[Trigger warnings: death, loss, grief]
This Christmas seems to be turning out more promising, less lonely, than usual: tonight I have the choice between a dinner that my housemate is having with some of their friends at our place or joining one of my closest running buddies to celebrate with his family; tomorrow, I have been invited to Christmas Day dinners by two different climbing buddies.
And yet, last night I couldn’t sleep. Tossing and turning in my bed restlessly, ruminating: I kept thinking over and over the words I would use to reply to one of my buddies’ text messages that somehow had hurt me, although per se there was nothing hurtful in the message. Until, through the fog of rumination and undefined pain, I felt the urge to listen to the song “Hopeless Wanderer” by Mumford & Sons. And that’s when the dam broke, yet again, and painful tears and sobs poured out as the grief washed over me. I found myself squeezing my blue & green Squishmallow dragon tightly, the word “Papá” going through my mind. And then, the thought, “This grief is bottomless, it has no end.”
“[…]
And I will remember the words that you said
Left a clouded mind and a heavy heart
But I was sure we could see a new start
[…]
Don’t let your heart grow cold
I will call you by name
I will share your road
But hold me fast, hold me fast
‘Cause I’m a hopeless wanderer
And hold me fast, hold me fast
‘Cause I’m a hopeless wanderer
I wrestled long with my youth
We tried so hard to live in the truth
[…]
Don’t let your heart grow cold
I will call you by name
I will share your road
But hold me fast, hold me fast
‘Cause I’m a hopeless wanderer
And hold me fast, hold me fast
‘Cause I’m a hopeless wanderer
And I will learn, I will learn
To love the skies I’m under
And I will learn, I will learn
To love the skies I’m under
The skies I’m under
“
[“Hopeless Wanderer” by Mumford & Sons]
Ten years ago was the last Christmas I had with my father, the last Christmas I’ll ever have with him. At the time, I didn’t really think I might never see him again. I needed to move away, to go to California, to go find myself. As it turned out, I had to lose my father to find myself.
At that Christmas Eve dinner ten years ago, when I told my parents & sister that I was about to move to California, my father’s bitter, shocked comment was: “What’s wrong with you? Why can’t you just settle down like everyone else?”
I had expected something similar from him and wanted to avoid harsh conflict while also asserting myself so I gave him the answer I had prepared: “If I had been born a hundred years ago, I would have been one of those men going on expeditions like discovering the South Pole. I’m an explorer. That’s why I need to go.”
I had to go find and live my truth. I don’t think he ever understood that. He probably just saw me as a “hopeless wanderer”.
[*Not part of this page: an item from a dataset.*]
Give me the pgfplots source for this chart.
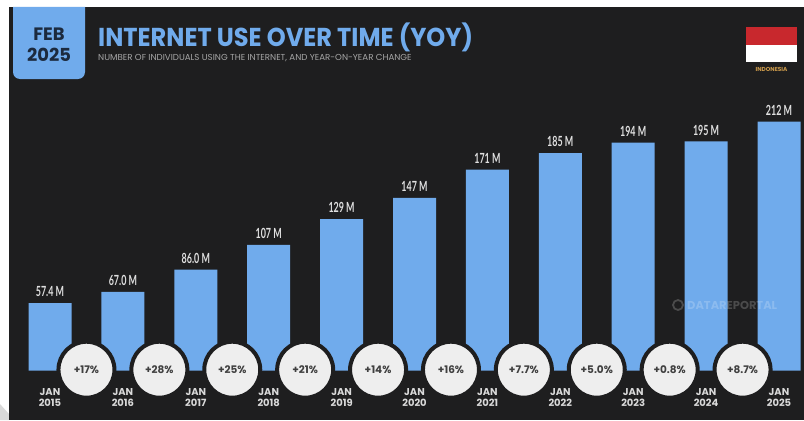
\documentclass[border=0pt]{standalone}
\usepackage{fontspec}
\usepackage{pgfplots}
\pgfplotsset{compat=1.18}
\setmainfont{Poppins}
\newfontfamily\titlefont[FakeStretch=0.93]{Poppins}
\newfontfamily\cond[FakeStretch=0.64]{Lato}
\definecolor{bg}{RGB}{30,30,31}
\definecolor{barblue}{RGB}{112,171,236}
\definecolor{navy}{RGB}{28,42,62}
\definecolor{pale}{RGB}{238,238,238}
\definecolor{flagred}{RGB}{200,40,45}
\definecolor{tan}{RGB}{205,155,75}
\begin{document}
\begin{tikzpicture}[x=1bp,y=1bp]
\useasboundingbox (0,0) rectangle (804,420);
% page and header, positions in pixels of the 804x420 picture
\fill[white] (0,0) rectangle (804,420);
\fill[gray!30] (0,0) -- (9,0) -- (9,6) -- (0,16) -- cycle;
\fill[bg] (9,0) rectangle (804,413);
\begin{scope}[shift={(0,420)},y=-1bp]
\fill[barblue] (13,7) -- (85,7) -- (85,72) arc (0:90:7) -- (20,79) arc (90:180:7) -- cycle;
\node[navy,font=\fontsize{18}{21}\selectfont\bfseries,align=center] at (49,45) {FEB\\2025};
\node[barblue,font=\titlefont\fontsize{26}{28}\selectfont\bfseries,anchor=west,inner sep=0] at (98,37) {INTERNET USE OVER TIME (YOY)};
\node[gray!70!white,font=\fontsize{8.7}{9}\selectfont,anchor=west,inner sep=0] at (98,58) {NUMBER OF INDIVIDUALS USING THE INTERNET, AND YEAR-ON-YEAR CHANGE};
\fill[flagred] (746,27) rectangle (797,44.5);
\fill[white] (746,44.5) rectangle (797,62);
\node[tan,font=\fontsize{5.8}{6}\selectfont\bfseries,inner sep=0] at (771.5,69) {INDONESIA};
\end{scope}
\begin{axis}[
  at={(0,42)},anchor=south west,
  scale only axis,width=804bp,height=371bp,
  xmin=-0.686,xmax=10.343,ymin=0,ymax=315.7,
  axis line style={draw=none},
  major tick length=0,
  ytick=\empty,
  xtick={0,...,10},
  xticklabels={{JAN\\2015},{JAN\\2016},{JAN\\2017},{JAN\\2018},{JAN\\2019},{JAN\\2020},{JAN\\2021},{JAN\\2022},{JAN\\2023},{JAN\\2024},{JAN\\2025}},
  x tick label style={align=center,text=white!85!black,font=\fontsize{10}{11}\selectfont\bfseries,yshift=-14bp},
  clip=false,
  point meta=explicit symbolic,
  nodes near coords={\pgfplotspointmeta},
]
\addplot[ybar,bar width=43bp,fill=barblue,draw=none,
  every node near coord/.append style={text=white!88!black,font=\cond\fontsize{14}{15}\selectfont\bfseries,inner sep=6bp}]
 coordinates {
  (0,57.4) [57.4 M]
  (1,67.0) [67.0 M]
  (2,86.0) [86.0 M]
  (3,107) [107 M]
  (4,129) [129 M]
  (5,147) [147 M]
  (6,171) [171 M]
  (7,185) [185 M]
  (8,194) [194 M]
  (9,195) [195 M]
  (10,212) [212 M]
 };
\addplot[only marks,mark=*,mark size=28bp,
  mark options={fill=pale,draw=bg,line width=4bp},
  every node near coord/.append style={anchor=center,text=black!75,font=\fontsize{10.5}{11}\selectfont\bfseries}]
 coordinates {
  (0.5,0.8) [+17\%]
  (1.5,0.8) [+28\%]
  (2.5,0.8) [+25\%]
  (3.5,0.8) [+21\%]
  (4.5,0.8) [+14\%]
  (5.5,0.8) [+16\%]
  (6.5,0.8) [+7.7\%]
  (7.5,0.8) [+5.0\%]
  (8.5,0.8) [+0.8\%]
  (9.5,0.8) [+8.7\%]
 };
\end{axis}
\node[white,opacity=0.2,font=\fontsize{11.5}{12}\selectfont\bfseries,anchor=west,inner sep=0] at (687,115) {DATAREPORTAL};
\draw[white,opacity=0.2,line width=1.8bp] (678,115) circle (5bp);
\end{tikzpicture}
\end{document}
“And I will remember the words that you said
Left a clouded mind and a heavy heart”
I don’t know if I’ll ever recover from those words my father said to me ten years ago, our last “real conversation”. They might haunt me forever.
One of my friends once said to me I could choose to imagine that my father would accept and love me as I truly am, if he could see me now. I wish I could, but I think this wound will never heal. This bottomless grief will always be part of me, sabotaging my capacity for closeness. That’s why my buddy’s message hurt yesterday: because I’m projecting on him something that I cannot really have. Ever.